A lei de alimentos gravídicos, nº 11.804/2008, por exemplo, ilustra essa tendência.

Embora os seres humanos, naturalmente nascidos com vida, sejam os titulares por excelência dos direitos da personalidade, os nascituros, mesmo sem personalidade, recebem tutela jurídica do Estado, desde a concepção.

Os absolutamente incapazes, ainda que integralmente destituídos de atributos cognitivos, também possuem os direitos da personalidade. Para o Superior Tribunal de Justiça os absolutamente incapazes são, inclusive, passiveis de sofrer danos morais.

Além disso, em que pese as pessoas jurídicas não tenham direito à intimidade, à integridade física e à honra subjetiva, elas têm direito de proteção à imagem, ao nome, e a honra objetiva. De acordo com o Súmula nº 227 do STJ: “A pessoa jurídica pode sofrer dano moral no que couber e desde que se prove o efetivo prejuízo. ”
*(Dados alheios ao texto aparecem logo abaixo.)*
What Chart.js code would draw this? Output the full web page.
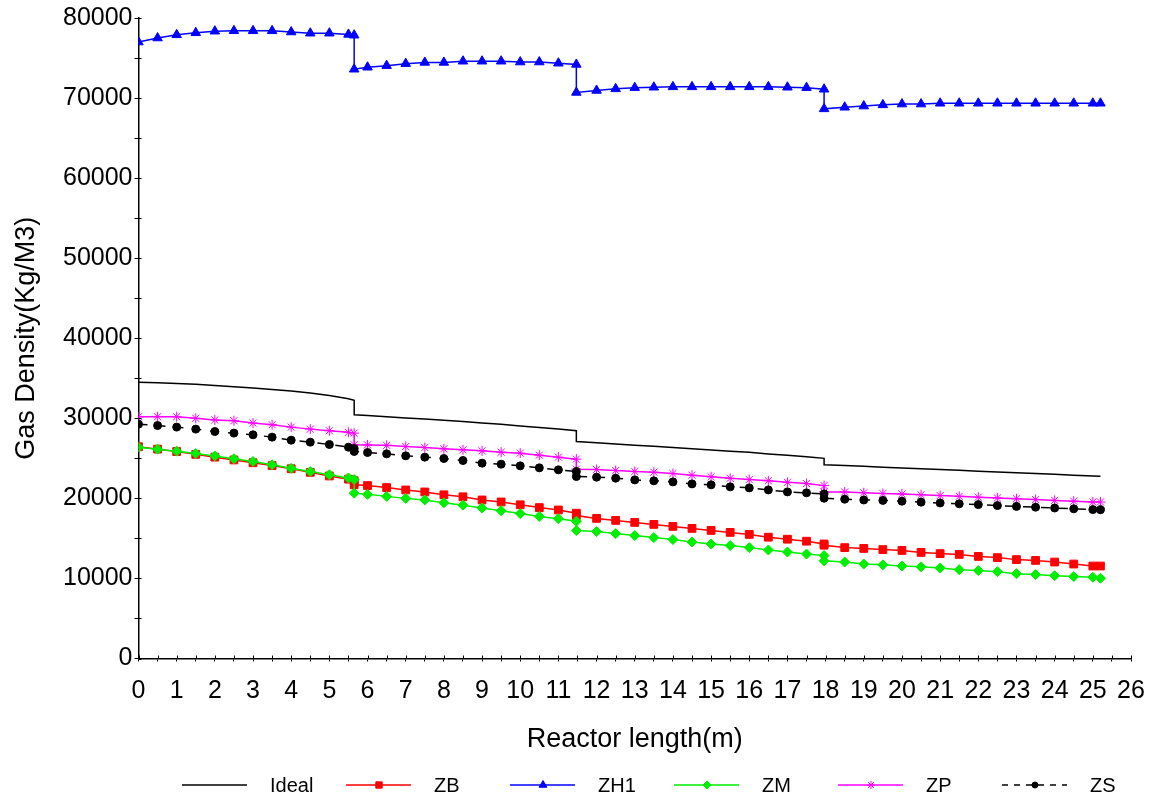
<!DOCTYPE html>
<html>
<head>
<meta charset="utf-8">
<script src="https://cdn.jsdelivr.net/npm/chart.js@4.4.0/dist/chart.umd.min.js"></script>
<style>
  html, body { margin: 0; padding: 0; background: #fff; }
</style>
</head>
<body>
<canvas id="myChart" width="1153" height="802"></canvas>
<script>
// reactor length (m); section boundaries appear twice (value before / after the step)
const xs = [
  0, 0.5, 1, 1.5, 2, 2.5, 3, 3.5, 4, 4.5, 5, 5.5, 5.65,
  5.65, 6, 6.5, 7, 7.5, 8, 8.5, 9, 9.5, 10, 10.5, 11, 11.47,
  11.47, 12, 12.5, 13, 13.5, 14, 14.5, 15, 15.5, 16, 16.5, 17, 17.5, 17.96,
  17.96, 18.5, 19, 19.5, 20, 20.5, 21, 21.5, 22, 22.5, 23, 23.5, 24, 24.5, 25, 25.2
];

const ideal = [
  34500, 34450, 34350, 34250, 34100, 33950, 33800, 33600, 33400, 33150, 32850, 32450, 32250,
  30450, 30350, 30200, 30050, 29900, 29750, 29600, 29400, 29250, 29050, 28850, 28650, 28450,
  27100, 26950, 26800, 26650, 26500, 26350, 26200, 26050, 25900, 25750, 25550, 25400, 25200, 25000,
  24200, 24100, 24000, 23900, 23800, 23700, 23600, 23500, 23400, 23300, 23200, 23100, 23000, 22900, 22800, 22750
];
const zb = [
  26450, 26150, 25850, 25500, 25150, 24800, 24450, 24100, 23700, 23250, 22800, 22400, 22200,
  21700, 21600, 21350, 21050, 20800, 20450, 20200, 19800, 19550, 19200, 18850, 18550, 18150,
  17850, 17500, 17250, 17000, 16750, 16500, 16250, 16000, 15750, 15500, 15150, 14900, 14650, 14300,
  14150, 13850, 13750, 13600, 13500, 13250, 13100, 13000, 12750, 12600, 12350, 12250, 12050, 11800, 11550, 11550
];
const zh1 = [
  77000, 77500, 77900, 78150, 78350, 78400, 78400, 78400, 78250, 78100, 78100, 77950, 77850,
  73600, 73850, 74050, 74300, 74450, 74450, 74600, 74600, 74600, 74500, 74500, 74350, 74200,
  70700, 70950, 71150, 71300, 71350, 71400, 71400, 71400, 71400, 71400, 71400, 71350, 71300, 71100,
  68650, 68850, 69000, 69150, 69250, 69250, 69350, 69350, 69350, 69350, 69350, 69350, 69350, 69350, 69350, 69350
];
const zm = [
  26400, 26150, 25900, 25600, 25300, 24950, 24600, 24200, 23750, 23350, 22950, 22550, 22350,
  20650, 20500, 20250, 20000, 19800, 19450, 19150, 18800, 18450, 18100, 17750, 17450, 17150,
  15980, 15850, 15600, 15350, 15100, 14850, 14550, 14300, 14100, 13850, 13550, 13300, 13050, 12850,
  12200, 12050, 11800, 11700, 11550, 11450, 11300, 11100, 10980, 10850, 10600, 10480, 10350, 10230, 10150, 10020
];
const zp = [
  30200, 30200, 30200, 30000, 29800, 29700, 29400, 29200, 28900, 28650, 28450, 28250, 28150,
  26700, 26680, 26620, 26480, 26350, 26190, 26060, 25940, 25770, 25650, 25400, 25150, 24900,
  23650, 23600, 23480, 23350, 23270, 23100, 22900, 22700, 22500, 22350, 22200, 22000, 21850, 21600,
  20800, 20800, 20700, 20600, 20550, 20450, 20350, 20250, 20150, 20050, 19950, 19850, 19750, 19650, 19550, 19550
];
const zs = [
  29270, 29100, 28900, 28650, 28350, 28150, 27940, 27650, 27270, 27020, 26730, 26400, 26230,
  25860, 25730, 25560, 25310, 25150, 24980, 24730, 24400, 24270, 24060, 23810, 23560, 23350,
  22730, 22650, 22520, 22310, 22190, 22060, 21810, 21690, 21440, 21310, 21060, 20810, 20690, 20560,
  20020, 19900, 19800, 19750, 19650, 19530, 19430, 19320, 19220, 19100, 19000, 18900, 18800, 18700, 18600, 18580
];

const seriesNames = ['Ideal', 'ZB', 'ZH1', 'ZM', 'ZP', 'ZS'];
const xTicksMax = 26;
const yTicksMax = 80000;

const FONT = 'Liberation Sans, Arial, sans-serif';
const pts = arr => xs.map((x, i) => ({ x: x, y: arr[i] }));

const lineSet = (label, arr, color, style, radius, order, dash) => ({
  label: label,
  data: pts(arr),
  borderColor: color,
  backgroundColor: color,
  borderWidth: 1.5,
  borderDash: dash || [],
  pointStyle: style,
  pointRadius: radius,
  pointBorderWidth: 1,
  pointBorderColor: color,
  pointBackgroundColor: color,
  tension: 0,
  order: order
});

// simple fixed-column legend under the x axis title
const bottomLegend = {
  id: 'bottomLegend',
  afterDraw(chart) {
    const ctx = chart.ctx;
    const y = 785;
    ctx.save();
    chart.data.datasets.forEach((ds, i) => {
      const x0 = 182 + 164 * i;
      ctx.strokeStyle = ds.borderColor;
      ctx.lineWidth = 1.5;
      ctx.setLineDash(ds.borderDash.length ? [6, 6] : []);
      ctx.beginPath();
      ctx.moveTo(x0, y);
      ctx.lineTo(x0 + 65, y);
      ctx.stroke();
      ctx.setLineDash([]);
      if (ds.pointRadius > 0) {
        ctx.fillStyle = ds.pointBackgroundColor;
        ctx.strokeStyle = ds.pointBorderColor;
        ctx.lineWidth = 1;
        Chart.helpers.drawPoint(ctx, { pointStyle: ds.pointStyle, radius: ds.pointRadius - 1, borderWidth: 1, rotation: 0 }, x0 + 33, y);
      }
      ctx.fillStyle = '#000';
      ctx.font = '20px ' + FONT;
      ctx.textBaseline = 'middle';
      ctx.textAlign = 'left';
      ctx.fillText(ds.label, x0 + 88, y + 1);
    });
    ctx.restore();
  }
};

// tick marks that also reach a little inside both axes
const innerTicks = {
  id: 'innerTicks',
  afterDraw(chart) {
    const { ctx, chartArea } = chart;
    const sx = chart.scales.x;
    const sy = chart.scales.y;
    ctx.save();
    ctx.strokeStyle = '#000';
    ctx.lineWidth = 1;
    sx.ticks.forEach(t => {
      const px = Math.round(sx.getPixelForValue(t.value)) + 0.5;
      ctx.beginPath();
      ctx.moveTo(px, chartArea.bottom);
      ctx.lineTo(px, chartArea.bottom - 3);
      ctx.stroke();
    });
    sy.ticks.forEach(t => {
      const py = Math.round(sy.getPixelForValue(t.value)) + 0.5;
      ctx.beginPath();
      ctx.moveTo(chartArea.left, py);
      ctx.lineTo(chartArea.left + 3, py);
      ctx.stroke();
    });
    ctx.restore();
  }
};

new Chart(document.getElementById('myChart'), {
  type: 'line',
  data: {
    datasets: [
      lineSet(seriesNames[0], ideal, '#000000', 'circle', 0, 6),
      lineSet(seriesNames[1], zb, '#ff0000', 'rect', 5.5, 5),
      lineSet(seriesNames[2], zh1, '#0000ff', 'triangle', 5.5, 4),
      lineSet(seriesNames[3], zm, '#00ee00', 'rectRot', 5, 3),
      lineSet(seriesNames[4], zp, '#ff00ff', 'star', 5, 2),
      lineSet(seriesNames[5], zs, '#000000', 'circle', 4, 1, [9, 9])
    ]
  },
  options: {
    responsive: false,
    animation: false,
    layout: { padding: { top: 18, right: 22, bottom: 43.5, left: 0 } },
    plugins: {
      legend: { display: false },
      tooltip: { enabled: false }
    },
    scales: {
      x: {
        type: 'linear',
        min: 0,
        max: xTicksMax,
        afterFit: s => { s.height = 100; s.paddingLeft = 0; s.paddingRight = 0; },
        border: { color: '#000', width: 1.5 },
        grid: { drawOnChartArea: false, tickLength: 3, color: '#000', lineWidth: 1 },
        ticks: {
          stepSize: 0.5,
          autoSkip: false,
          maxRotation: 0,
          padding: 15,
          color: '#000',
          font: { family: FONT, size: 25 },
          callback: v => Number.isInteger(v) ? String(v) : ''
        },
        title: {
          display: true,
          text: 'Reactor length(m)',
          color: '#000',
          font: { family: FONT, size: 27 },
          padding: { top: 0, bottom: 3 }
        }
      },
      y: {
        min: 0,
        max: yTicksMax,
        afterFit: s => { s.width = 138.5; s.paddingTop = 0; s.paddingBottom = 0; },
        border: { color: '#000', width: 1.5 },
        grid: { drawOnChartArea: false, tickLength: 4, color: '#000', lineWidth: 1 },
        ticks: {
          stepSize: 5000,
          padding: 2,
          color: '#000',
          font: { family: FONT, size: 25 },
          callback: v => v % 10000 === 0 ? String(v) : ''
        },
        title: {
          display: true,
          text: 'Gas Density(Kg/M3)',
          color: '#000',
          font: { family: FONT, size: 27 },
          padding: { top: 10, bottom: 0 }
        }
      }
    }
  },
  plugins: [bottomLegend, innerTicks]
});
</script>
</body>
</html>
Por fim, merece destaque o enunciado número 1 da I Jornada de Direito Civil do CJF prevê que a proteção que o Código defere ao nascituro alcança o natimorto no que concerne aos direitos da personalidade, tais como: nome, imagem e sepultura.

Referências

ADEODATO, João Mauricio. Filosofia do direito: uma crítica à verdade na ética e na ciência (através de um exame da ontologia de Nicolai DS’ Hartmann). São Paulo: Saraiva, 1996.

DOTTI, René Ariel. Proteção da vida privada e liberdade de informação. RT, São Paulo, 1980.

GUERRA, Sidney et al. O Princípio da Dignidade da Pessoa Humana e o Mínimo Existencial. Revista da Faculdade de Direito de Campos, Ano VII, Nº 9 - Dezembro de 2006.

CARVALHO, Kildare Gonçalves Carvalho. Direito Constitucional. 13ª ed. Belo Horizonte: Del Rey, 2007.

LAFER, Celso. Ensaios Sobre a Liberdade. São Paulo: Perspectiva, 1980.

MIRANDA, Pontes de. Tratado de Direito Privado. Parte Especial. Tomo VII: Direito de personalidade. Direito de família: direito matrimonial (existência e validade do casamento). São Paulo: RT, 2012.

MIRANDA, Pontes de. Tratado de Direito Privado. Parte Geral. Tomo I: Introdução. Pessoas Físicas e Jurídicas. São Paulo: RT, 2012.

SARLET, Ingo Wolfgang. Dignidade da pessoa humana e direitos fundamentais. Porto Alegre: Livraria do Advogado, 2001.

[1] Sobre ética e dignidade, cumpre destacar que, “(...) a dignidade da pessoa humana representa significativo vetor interpretativo, verdadeiro valor-fonte que conforma e inspira o ordenamento jurídico dos Estados de Direito, traduzindo-se, inclusive, como um dos fundamentos do Estado brasileiro. Entretanto, se por um lado hodiernamente existe uma grande preocupação na tutela da dignidade da pessoa humana (seja no plano doméstico, seja no plano internacional), por outro, evidencia-se que lesões de toda ordem são processadas e aviltam a dignidade humana. ” GUERRA, Sidney et al. O Princípio da Dignidade da Pessoa Humana e o Mínimo Existencial. Revista da Faculdade de Direito de Campos, Ano VII, Nº 9 - Dezembro de 2006, p. 394-395.

[2] De acordo com Ingo Wolfgang Sarlet, dignidade humana é qualidade intrínseca e distintiva de cada ser humano que o faz merecedor do mesmo respeito e consideração por parte do Estado e da comunidade, implicando, neste sentido, um complexo de direitos e deveres fundamentais que assegurem a pessoa tanto contra todo e qualquer ato de cunho degradante e desumano, como venham a lhe garantir as condições existenciais mínimas para uma vida saudável, além de propiciar e promover sua participação ativa corresponsável nos destinos da própria existência e da vida em comunhão dos demais seres humanos.” SARLET, Ingo Wolfgang. Dignidade da pessoa humana e direitos fundamentais. Porto Alegre: Livraria do Advogado, 2001, p. 60.

[3] MIRANDA, Pontes de. Tratado de Direito Privado. Parte Especial. Tomo VII: Direito de personalidade. Direito de família: direito matrimonial (existência e validade do casamento). São Paulo: RT, 2012, p. 62.

[4] A personalidade se extingue pela morte, que pode ser real ou presumida. Além das hipóteses em que a lei reconhece a possibilidade de abertura de sucessão definitiva pela ausência, a morte presumida ocorrerá quando, nos termos do art. 7º do Código Civil, for extremamente provável a morte de quem estava em perigo de vida ou se alguém, desaparecido em campanha ou feito prisioneiro, não for encontrado até dois anos após o término da guerra.

[5] MIRANDA, Pontes de. Tratado de Direito Privado. Parte Geral. Tomo I: Introdução. Pessoas Físicas e Jurídicas. São Paulo: RT, 2012, p. 266/267.